Elan blames market drop on business restructuring costs
SHARES in Elan fell after the company reported quarterly results that missed market forecasts and confirmed plans to restructure its business.
For the three months to the end of September, the pharmaceuticals company swung to a net loss from continuing operations of $216.2m (€166m), down from a $3.5m (€2.7m) profit a year earlier. Revenue however climbed almost 10pc to $306.6m (€236.8m).
The company blamed the loss on one-time charges related to business changes it is making. A drug Elan was developing failed clinical trials this year and, in August, the company said it would spin out its research division into a business called Neotope and reposition Elan as a standalone entity.
Chief executive Kelly Martin said the process was going well.
"We are separating our early discovery science business from the income business and in making that move there are a number of restructuring charges that have to be made," he claimed.
He confirmed Elan would close a research facility in San Francisco with the loss of around 200 jobs and shift much of its operations back to Ireland. The new Elan, which will be profitable immediately, will employ around 120 staff split evenly between Dublin and Boston.
Revenue growth was driven by the company's multiple sclerosis drug Tysabri, which saw the number of patients increase 3pc to 71,000 worldwide.
Sales of the drug increased to $403.8m (€311.8m) as a 17pc jump in US business offset an 11pc drop worldwide.
"Growth levels in utilisation and demand for Tysabri remain on track," said Mr Martin.
Every 10,000 Tysabri patients is said to equate to about $100m (€77.2m) in operating earnings.
"The MS market will continue to grow and by 2016 it will be close to a million patients worldwide and Tysabri will play a part in that, particularly for JC negative patients," Mr Martin said.
JC is a virus that can cause a serious brain condition and has been linked to Tysabri in the past, patients that don't have the JC virus are considered to be at much lower risk to side effects of the drug.
Apart from Tysabri, the company is also working on a "small molecule" -- ELND 005 -- which is being developed for bipolar disorder. The company hopes to bring that to market in the next two to three years.

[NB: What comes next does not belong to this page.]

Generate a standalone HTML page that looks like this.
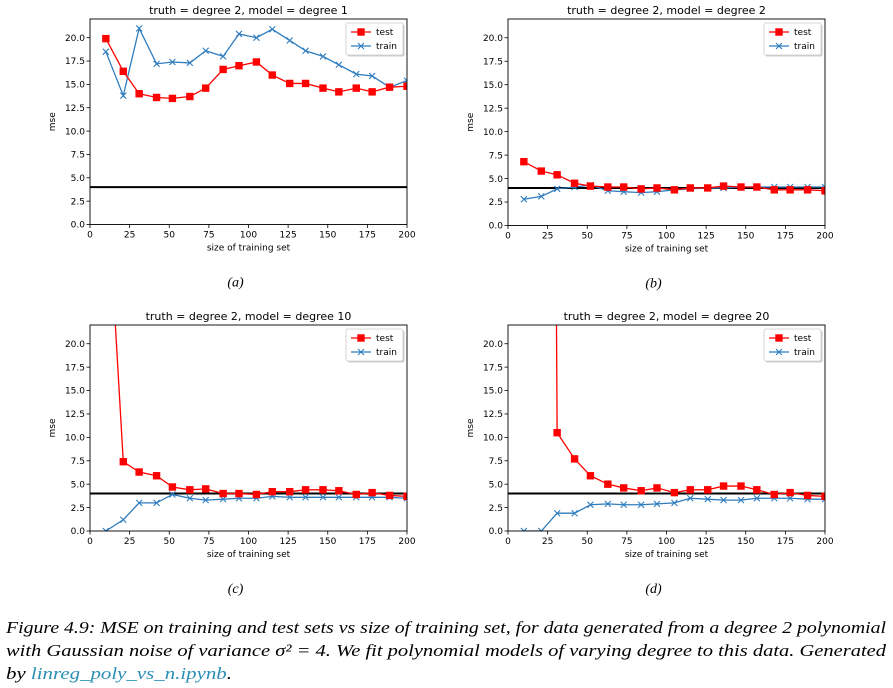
<!DOCTYPE html>
<html><head><meta charset="utf-8"><style>
body{margin:0;background:#fff;width:893px;height:688px;overflow:hidden}
svg{display:block;font-family:"DejaVu Sans","Liberation Sans",sans-serif}
.cap{font-family:"Liberation Serif",serif;font-style:italic;font-size:17px}
</style></head><body>
<svg id="fig" width="893" height="688" viewBox="0 0 893 688">
<text class="cap" x="6" y="633" textLength="880" lengthAdjust="spacingAndGlyphs">Figure 4.9: MSE on training and test sets vs size of training set, for data generated from a degree 2 polynomial</text>
<text class="cap" x="6" y="656" textLength="880" lengthAdjust="spacingAndGlyphs">with Gaussian noise of variance σ² = 4. We fit polynomial models of varying degree to this data. Generated</text>
<text class="cap" x="6" y="679" textLength="226" lengthAdjust="spacingAndGlyphs">by <tspan fill="#2a8fb5">linreg_poly_vs_n.ipynb</tspan>.</text>
</svg>
<script>
const xs=[10,21,31,42,52,63,73,84,94,105,115,126,136,147,157,168,178,189,200];
const titles=["truth = degree 2, model = degree 1","truth = degree 2, model = degree 2","truth = degree 2, model = degree 10","truth = degree 2, model = degree 20"];
const subLabels=["(a)","(b)","(c)","(d)"];
const testA=[19.9,16.4,14.0,13.6,13.5,13.7,14.6,16.6,17.0,17.4,16.0,15.1,15.1,14.6,14.2,14.6,14.2,14.7,14.8];
const trainA=[18.5,13.8,21.0,17.2,17.4,17.3,18.6,18.0,20.4,20.0,20.9,19.7,18.6,18.0,17.1,16.1,15.9,14.7,15.4];
const testB=[6.8,5.8,5.4,4.5,4.2,4.1,4.1,3.9,4.0,3.8,4.0,4.0,4.2,4.1,4.1,3.8,3.8,3.8,3.7];
const trainB=[2.8,3.1,3.9,4.1,4.3,3.7,3.6,3.5,3.6,3.8,3.9,4.0,4.0,4.1,4.1,4.1,4.1,4.1,4.1];
const testC=[39.5,7.4,6.3,5.9,4.7,4.4,4.5,4.0,4.0,3.9,4.2,4.2,4.4,4.4,4.3,3.9,4.1,3.8,3.7];
const trainC=[0.0,1.2,3.0,3.0,3.9,3.5,3.3,3.4,3.5,3.5,3.7,3.6,3.6,3.6,3.6,3.6,3.6,3.6,3.5];
const testD=[500,300,10.5,7.7,5.9,5.0,4.6,4.3,4.6,4.1,4.4,4.4,4.8,4.8,4.4,3.9,4.1,3.8,3.7];
const trainD=[0,0,1.9,1.9,2.8,2.9,2.8,2.8,2.9,3.0,3.5,3.4,3.3,3.3,3.5,3.5,3.5,3.4,3.4];
const noiseLevel=4;
const xTicks=[0,25,50,75,100,125,150,175,200];
const yTicks=[0,2.5,5,7.5,10,12.5,15,17.5,20];
const yTickLabels=["0.0","2.5","5.0","7.5","10.0","12.5","15.0","17.5","20.0"];
const tests=[testA,testB,testC,testD], trains=[trainA,trainB,trainC,trainD];
const NS="http://www.w3.org/2000/svg";
const svg=document.getElementById('fig');
function mk(tag,attrs,parent){const e=document.createElementNS(NS,tag);for(const k in attrs)e.setAttribute(k,attrs[k]);(parent||svg).appendChild(e);return e;}
const boxes=[{l:90,r:407,t:19,b:224.5},{l:508,r:825,t:19,b:225.5},{l:90,r:407,t:325,b:531},{l:508,r:825,t:325,b:531}];
boxes.forEach((B,i)=>{
  const g=mk('g',{});
  
  
  const X=v=>B.l+(v-0)/200*(B.r-B.l);
  const Y=v=>B.b-(v/22)*(B.b-B.t);
  const cid='clip'+i;
  const cp=mk('clipPath',{id:cid},g);mk('rect',{x:B.l,y:B.t,width:B.r-B.l,height:B.b-B.t},cp);
  const t=mk('text',{x:(B.l+B.r)/2,y:B.t-5,'text-anchor':'middle','font-size':11},g);t.textContent=titles[i];
  
  
  xTicks.forEach(v=>{mk('line',{x1:X(v),x2:X(v),y1:B.b,y2:B.b+3.5,stroke:'#000','stroke-width':0.8},g);
    const tt=mk('text',{x:X(v),y:B.b+13,'text-anchor':'middle','font-size':9},g);tt.textContent=v;
    
    });
  yTicks.forEach((v,j)=>{mk('line',{x1:B.l-3.5,x2:B.l,y1:Y(v),y2:Y(v),stroke:'#000','stroke-width':0.8},g);
    const tt=mk('text',{x:B.l-5,y:Y(v)+3.2,'text-anchor':'end','font-size':9},g);tt.textContent=yTickLabels[j];
    
    });
  const xl=mk('text',{x:(B.l+B.r)/2,y:B.b+26,'text-anchor':'middle','font-size':9},g);xl.textContent='size of training set';
  
  
  const yl=mk('text',{x:0,y:0,'text-anchor':'middle','font-size':9,transform:`translate(${B.l-35},${(B.t+B.b)/2}) rotate(-90)`},g);yl.textContent='mse';
  
  
  const pg=mk('g',{'clip-path':`url(#${cid})`},g);
  const hl=mk('line',{x1:B.l,x2:B.r,y1:Y(noiseLevel),y2:Y(noiseLevel),stroke:'#000','stroke-width':2},pg);
  
  
  const tr=trains[i], te=tests[i];
  const trl=mk('polyline',{points:xs.map((x,k)=>X(x)+','+Y(tr[k])).join(' '),fill:'none',stroke:'#2f7dbf','stroke-width':1.3},pg);
  
  
  xs.forEach((x,k)=>{const cx=X(x),cy=Y(tr[k]);
    const m=mk('path',{d:`M${cx-3},${cy-3}L${cx+3},${cy+3}M${cx-3},${cy+3}L${cx+3},${cy-3}`,stroke:'#2f7dbf','stroke-width':1.1},pg);
    
    });
  const tel=mk('polyline',{points:xs.map((x,k)=>X(x)+','+Y(te[k])).join(' '),fill:'none',stroke:'#f00','stroke-width':1.3},pg);
  
  
  xs.forEach((x,k)=>{const m=mk('rect',{x:X(x)-3.7,y:Y(te[k])-3.7,width:7.4,height:7.4,fill:'#f00'},pg);
    
    });
  mk('rect',{x:B.l,y:B.t,width:B.r-B.l,height:B.b-B.t,fill:'none',stroke:'#000','stroke-width':0.9},g);
  const lx=B.r-61,ly=B.t+4;
  const lg=mk('g',{},g);
  
  
  mk('rect',{x:lx+1.5,y:ly+1.5,width:57,height:32,fill:'#ccc',rx:2},lg);
  mk('rect',{x:lx,y:ly,width:57,height:32,fill:'#fff',stroke:'#ccc','stroke-width':0.8,rx:2},lg);
  mk('line',{x1:lx+5,x2:lx+25,y1:ly+9,y2:ly+9,stroke:'#f00','stroke-width':1.3},lg);
  mk('rect',{x:lx+11.3,y:ly+5.3,width:7.4,height:7.4,fill:'#f00'},lg);
  const l1=mk('text',{x:lx+30,y:ly+12,'font-size':9},lg);l1.textContent='test';
  mk('line',{x1:lx+5,x2:lx+25,y1:ly+23,y2:ly+23,stroke:'#2f7dbf','stroke-width':1.3},lg);
  mk('path',{d:`M${lx+12},${ly+20}L${lx+18},${ly+26}M${lx+12},${ly+26}L${lx+18},${ly+20}`,stroke:'#2f7dbf','stroke-width':1.1},lg);
  const l2=mk('text',{x:lx+30,y:ly+26,'font-size':9},lg);l2.textContent='train';
  const sl=mk('text',{x:(B.l+B.r)/2-13,y:B.b+62,'text-anchor':'middle','font-size':14,'font-style':'italic','font-family':'Liberation Serif, serif'},svg);
  sl.textContent=subLabels[i];
  
  
});
</script>
</body></html>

Mr Martin wouldn't comment on whether the firm would be involved in M&A activity, but admitted it would be "pretty active" assessing businesses "across the value chain".
Despite yesterday's loss, the company reaffirmed its full year guidance of earnings before interest, depreciation and amortisation of more than $200m (€154.4m) on revenue of $1.2bn (€0.92bn).
Analysts were broadly positive. Davy Stockbrokers' Jack Gorman said the "key takeaway" was that underlying Tysabri patient growth continued.
"The balance sheet will be cleansed further in the next quarter via refinancing so that Tysabri's impact on profitability and cash flow will be easily apparent in 2013 and beyond," he said.
Analysts at Dolmen Securities however described the results as "very noisy", adding: "The underlying numbers will do little to move the share price, which, we believe currently reflects the take-out value of Tysabri."
In New York, Elan was down 1.2pc at $10.74, while in Dublin the stock was little changed at €8.32.